First we will clear out our debugging log messages.
message_logger.log_messages = []
from typing import List
from pydantic import BaseModel, field_validator
class Character(BaseModel):
name: str
race: str
fun_fact: str
favorite_food: str
skills: List[str]
weapons: List[str]
class Characters(BaseModel):
characters: List[Character]
@field_validator("characters")
@classmethod
def validate_characters(cls, v):
if len(v) < 20:
raise ValueError(f"The number of characters must be at least 20, but it is {len(v)}")
return v
res = llm(
messages=[dict(role="user", content="Who are the main characters from Lord of the Rings?.")],
response_model=Characters,
max_retries=4,
**Models.GPT4,
)
for character in res.characters:
for k, v in character.model_dump().items():
print(f"{k}: {v}")
print()
It is probably likely that GPT would not return 20 characters in the first request.
If max_retries=0
then it would likely raise a Pydantic validation error.
But since we have max_retries=4
then the instructor
library sends back
the validation error as a message and asks again.

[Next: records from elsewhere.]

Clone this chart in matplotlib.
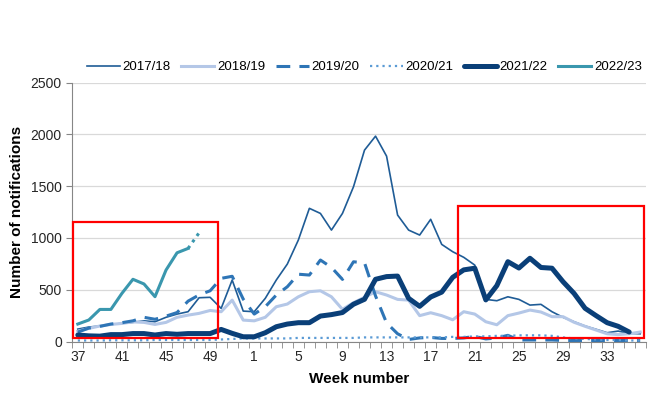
import matplotlib
matplotlib.use("Agg")
import matplotlib.pyplot as plt
from matplotlib.patches import Rectangle
import numpy as np

plt.rcParams['font.family'] = ['Liberation Sans Narrow', 'Liberation Sans', 'DejaVu Sans']

# weeks 37..52 then 1..36
weeks = list(range(37, 53)) + list(range(1, 37))
tick_weeks = [37, 41, 45, 49, 1, 5, 9, 13, 17, 21, 25, 29, 33]

s1718 = [120, 140, 150, 165, 175, 185, 200, 191, 234, 265, 288, 423, 427, 320, 594, 294,
         288, 417, 594, 748, 980, 1286, 1237, 1076, 1237, 1494, 1848, 1983, 1790, 1221, 1076, 1028,
         1180, 938, 867, 813, 738, 407, 394, 432, 407, 352, 359, 288, 234, 191, 150, 118,
         85, 101, 79, 75]
s1819 = [100, 127, 150, 165, 175, 190, 185, 165, 185, 234, 255, 272, 300, 288, 400, 207,
         200, 234, 336, 362, 432, 481, 490, 432, 311, 375, 427, 481, 449, 407, 400, 250,
         278, 250, 210, 288, 265, 191, 162, 250, 275, 304, 285, 240, 240, 186, 147, 111,
         75, 67, 75, 92]
s1920 = [91, 130, 146, 169, 182, 200, 234, 215, 245, 280, 390, 450, 490, 610, 630, 410,
         265, 336, 449, 529, 650, 642, 787, 716, 600, 770, 760, 440, 180, 75, 20, 35,
         40, 30, 30, 35, 50, 25, 35, 60, 15, 15, 15, 15, 10, 10, 10, 10,
         10, 10, 10, 10]
s2021 = [10, 10, 10, 12, 12, 12, 12, 15, 15, 15, 15, 15, 15, 20, 25, 30,
         30, 30, 30, 30, 35, 35, 35, 35, 35, 35, 40, 40, 40, 40, 40, 40,
         40, 40, 45, 45, 50, 50, 55, 55, 60, 60, 60, 55, 40, 30, 25, 20,
         15, 15, 10, 10]
s2122 = [63, 55, 52, 67, 67, 77, 77, 63, 77, 70, 77, 77, 77, 117, 79, 46,
         46, 85, 143, 169, 182, 182, 246, 260, 280, 360, 408, 601, 627, 632, 417, 340,
         430, 477, 620, 692, 708, 402, 540, 771, 710, 804, 715, 708, 578, 465, 321, 250,
         182, 147, 92, np.nan]
s2223 = [169, 208, 310, 310, 465, 601, 556, 433, 690, 857, 899]
s2223_prov = [899, 1050]   # weeks 47-48, dotted (provisional)

x = np.arange(len(weeks))

fig = plt.figure(figsize=(6.65, 3.99), dpi=100)
ax = fig.add_axes([0.1087, 0.144, 0.8623, 0.649])

ax.plot(x, s1718, color='#1F5C96', lw=1.2, label='2017/18')
ax.plot(x, s1819, color='#B4C7E7', lw=2.2, label='2018/19')
ax.plot(x, s1920, color='#2E75B6', lw=2.2, linestyle=(0, (4.5, 3)), label='2019/20')
ax.plot(x, s2021, color='#5B9BD5', lw=1.6, linestyle=(0, (1, 1.8)), label='2020/21')
ax.plot(x, s2122, color='#0A3F78', lw=3.6, solid_capstyle='round', label='2021/22')
ax.plot(x[:len(s2223)], s2223, color='#3A97AE', lw=2.2, label='2022/23')
ax.plot(x[len(s2223) - 1:len(s2223) + 1], s2223_prov, color='#3A97AE', lw=2.2,
        linestyle=(0, (1, 1.5)))

# red highlight boxes
ax.add_patch(Rectangle((-0.45, 35), 13.2, 1120, fill=False, edgecolor='#FF0000', lw=1.6, clip_on=False, zorder=5))
ax.add_patch(Rectangle((34.5, 35), 16.8, 1275, fill=False, edgecolor='#FF0000', lw=1.6, clip_on=False, zorder=5))

ax.set_xlim(-0.5, 51.5)
ax.set_ylim(0, 2500)
ax.set_yticks(np.arange(0, 2501, 500))
ax.yaxis.grid(True, color='#D9D9D9', lw=0.9)
ax.set_axisbelow(True)

ax.set_xticks([weeks.index(w) for w in tick_weeks])
ax.set_xticklabels([str(w) for w in tick_weeks])
ax.set_xticks(np.arange(-0.5, 52, 1), minor=True)
ax.tick_params(axis='x', which='major', length=0, labelsize=10, pad=6, colors='#262626')
ax.tick_params(axis='x', which='minor', length=4, color='#868686')
ax.tick_params(axis='y', length=4, color='#868686', labelsize=10, labelcolor='#262626')

for s in ['top', 'right']:
    ax.spines[s].set_visible(False)
ax.spines['left'].set_color('#868686')
ax.spines['bottom'].set_color('#868686')

ax.set_xlabel('Week number', fontsize=11, fontweight='bold', labelpad=6)
ax.set_ylabel('Number of notifications', fontsize=11, fontweight='bold', labelpad=5)

fig.legend(loc='center', bbox_to_anchor=(0.548, 0.832), ncol=6, frameon=False, fontsize=9.5,
           handlelength=2.5, handletextpad=0.2, columnspacing=0.8)

fig.savefig('out.png', dpi=100)
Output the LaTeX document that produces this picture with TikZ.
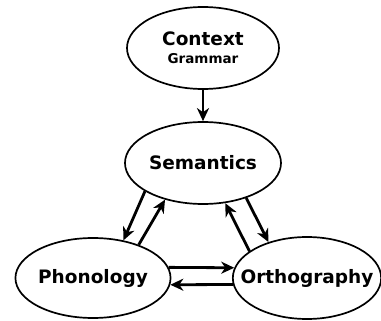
\documentclass[tikz,border=0pt]{standalone}
\usepackage{fontspec}
\setmainfont{DejaVu Sans}
\usepackage{tikz}
\usetikzlibrary{shapes.geometric, arrows.meta, positioning}
\tikzstyle{arrow} = [line width=2.8pt,-{Stealth[length=13pt,width=12pt,inset=4pt]}]
\tikzstyle{bubble} = [ellipse, draw=black, line width=1.7pt, minimum width=152pt, minimum height=82pt, inner sep=0pt, align=center]
\newcommand\smalltext{\fontsize{13.5}{15}\selectfont}

\begin{document}
\begin{tikzpicture}[node distance=115pt, font=\bfseries\fontsize{18.5}{21}\selectfont]
\useasboundingbox (0,0) rectangle (381pt,-321pt);
% Placement of the four bubbles
\node (ctx) [bubble] at (203pt,-48pt) {Context\\[-3pt]{\smalltext Grammar}};
\node (sem) [bubble, below of = ctx, minimum width=156pt] {Semantics};
\node (pho) [bubble, below of = sem, xshift=-110pt, minimum height=80pt] {Phonology};
\node (ort) [bubble, below of = sem, xshift=104pt, minimum width=147pt, inner xsep=-14pt] {Orthography};% squeeze the text box

% Drawing of arrows
\draw [arrow] (ctx.south) -- (sem.north);
\draw [arrow] (sem.206) -- (pho.51);
\draw [arrow] (pho.36) -- (sem.224);
\draw [arrow] (ort.155) -- (sem.299);
\draw [arrow] (sem.321) -- (ort.137);
\draw [arrow] (pho.8) -- (ort.172);
\draw [arrow] (ort.185) -- (pho.355);

\end{tikzpicture}
\end{document}
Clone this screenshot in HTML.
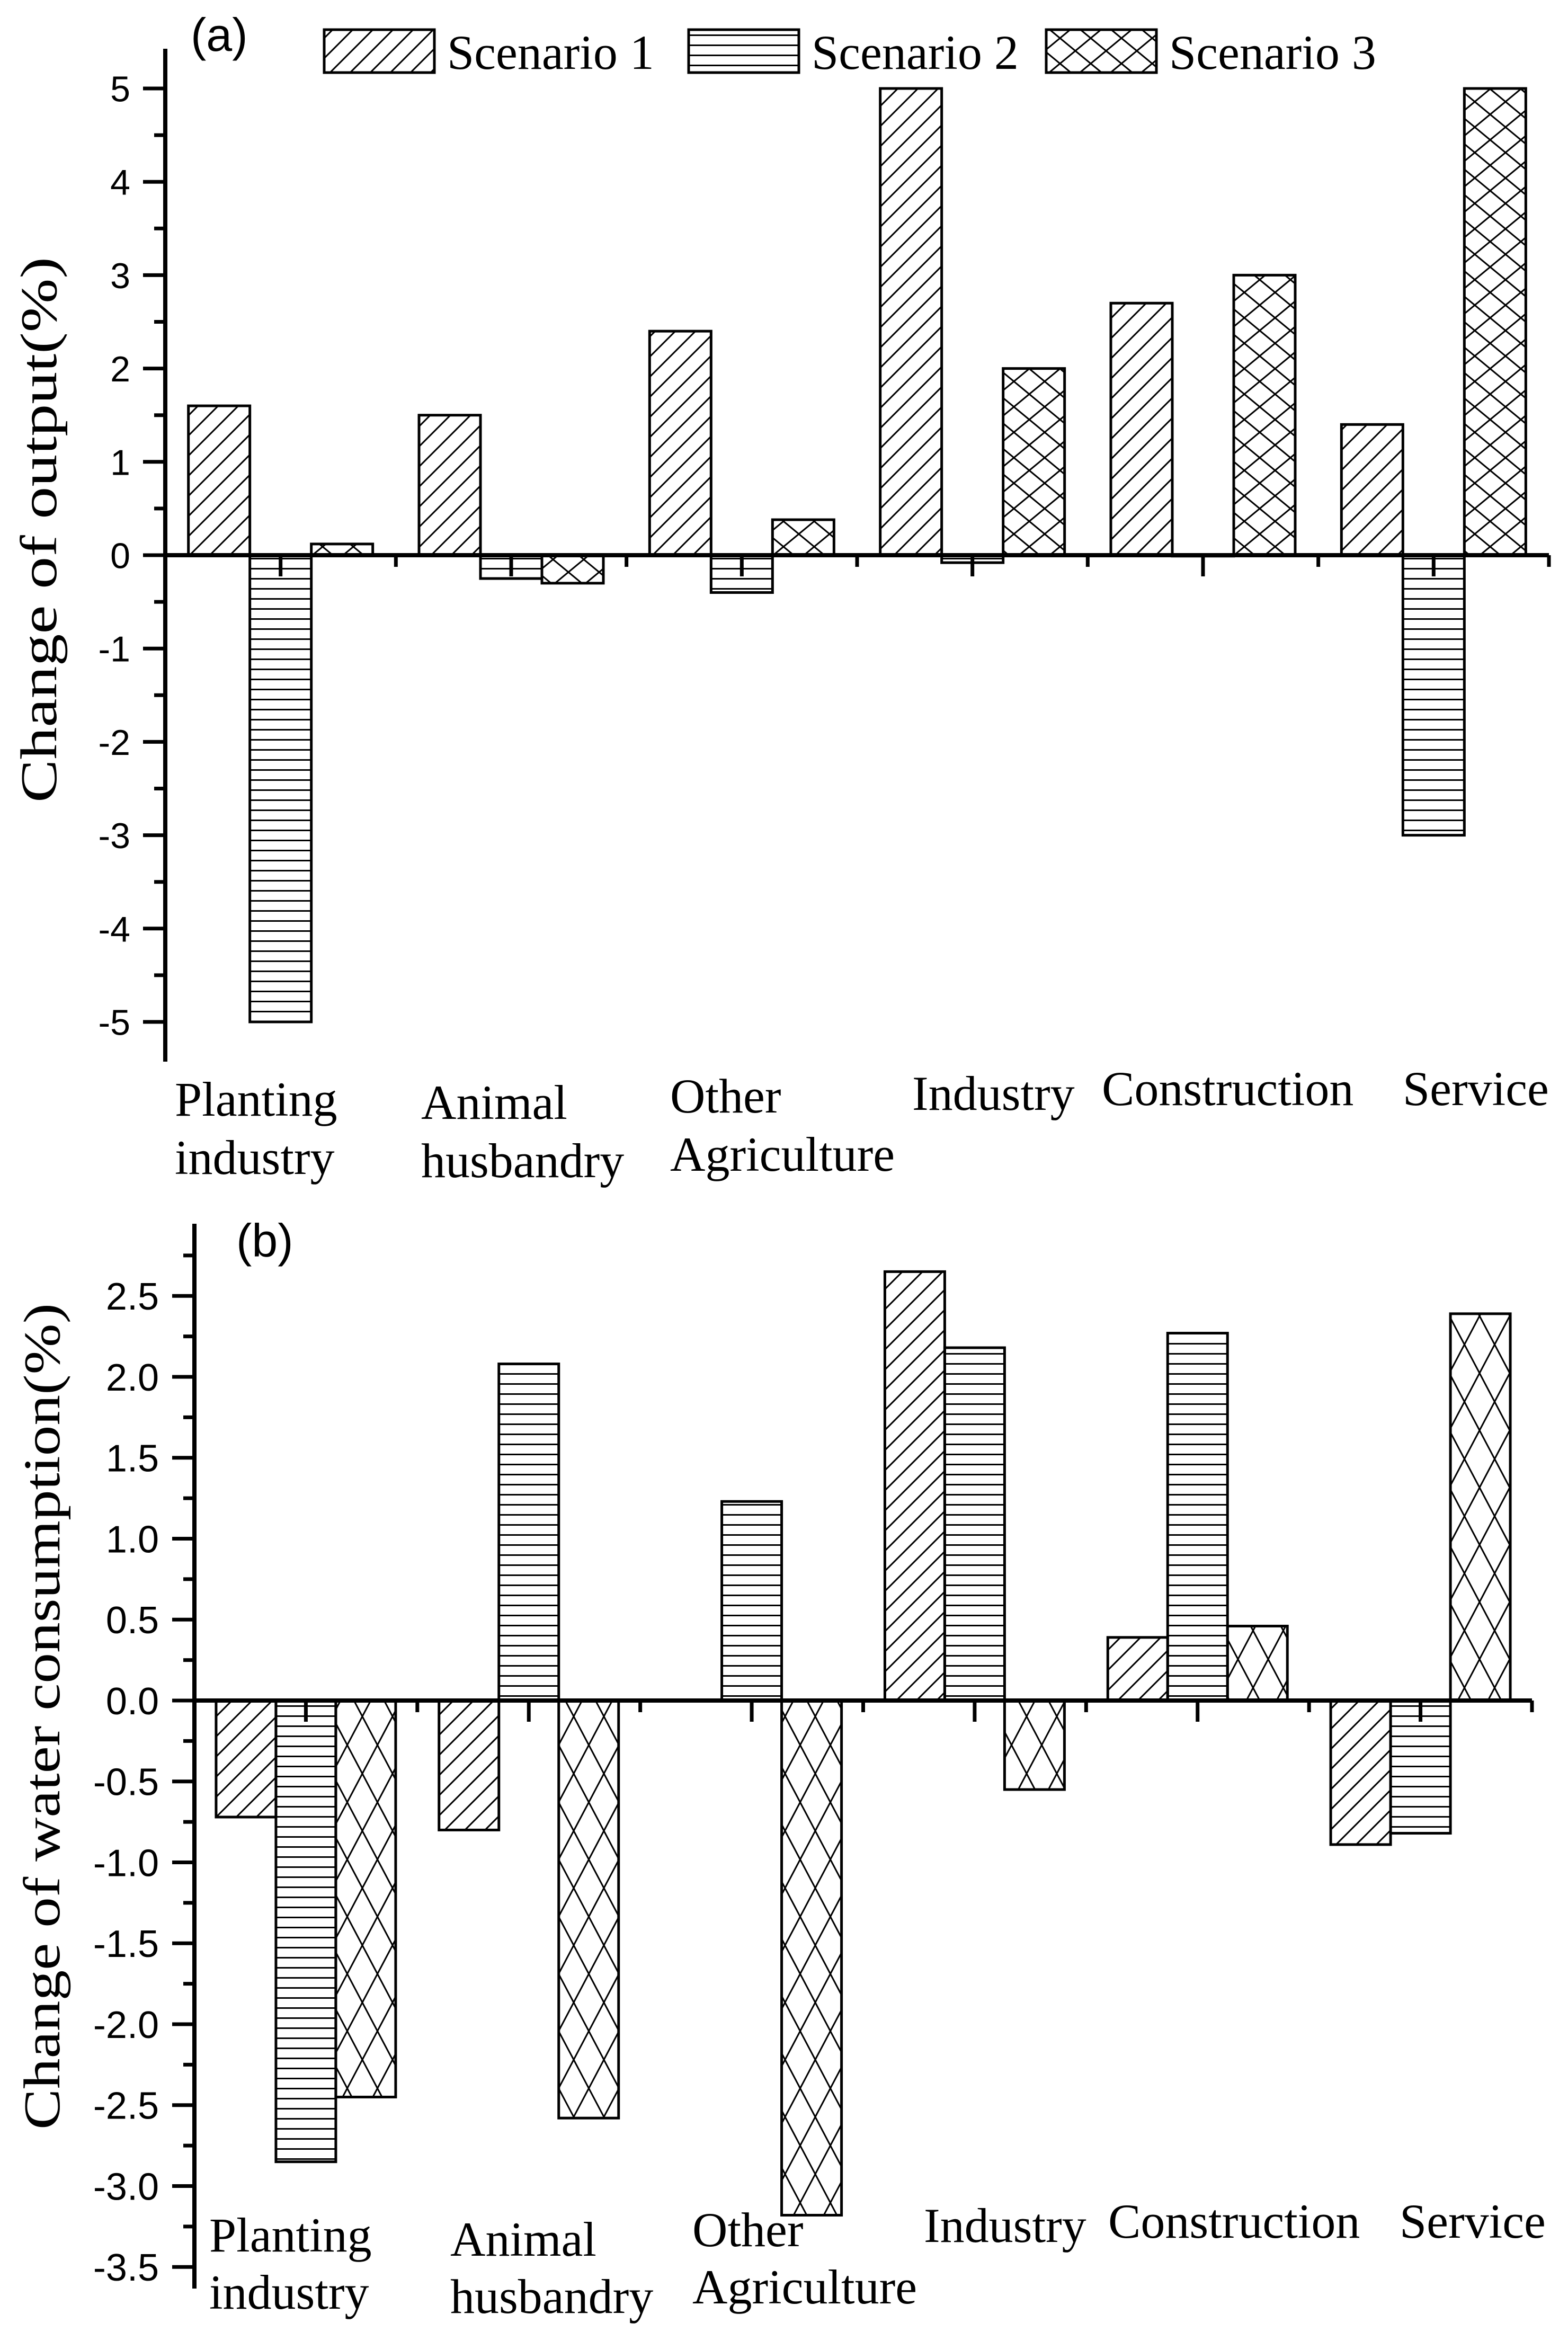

How exactly does it do that?
We can look at the messages that we have logged for debugging.
assert len(message_logger.log_messages) > 1
len(message_logger.log_messages)
message_logger.log_messages
If you look through the above messages carefully you can see the retry asking logic.
Recall the function correctly, fix the errors and exceptions found\n1 validation error for Characters\ncharacters\n Value error, The number of characters must be at least 20, ...
You can even use the structured output with some of the open source models. I would refer to the instructor blog or documentation for further information on that. I have not fully looked into the different patching modes yet. But here is a simple example of using MISTRAL7B
through together.ai.
res = llm(
messages=[dict(role="user", content="Give me a character from a movie or book.")],
response_model=Character,
max_retries=2,
**Models.MISTRAL7B,
)
print(res.model_dump())
Again, I really like the idea of using a single interface for interacting with multiple LLMs. I hope the space continues to mature so that more open source models and services support JSON mode and function calling. I think instructor is a cool library and the corresponding blog is interesting too. I also like the idea of logging all the outgoing prompts/messages just to make sure I fully understand what is happening under the hood.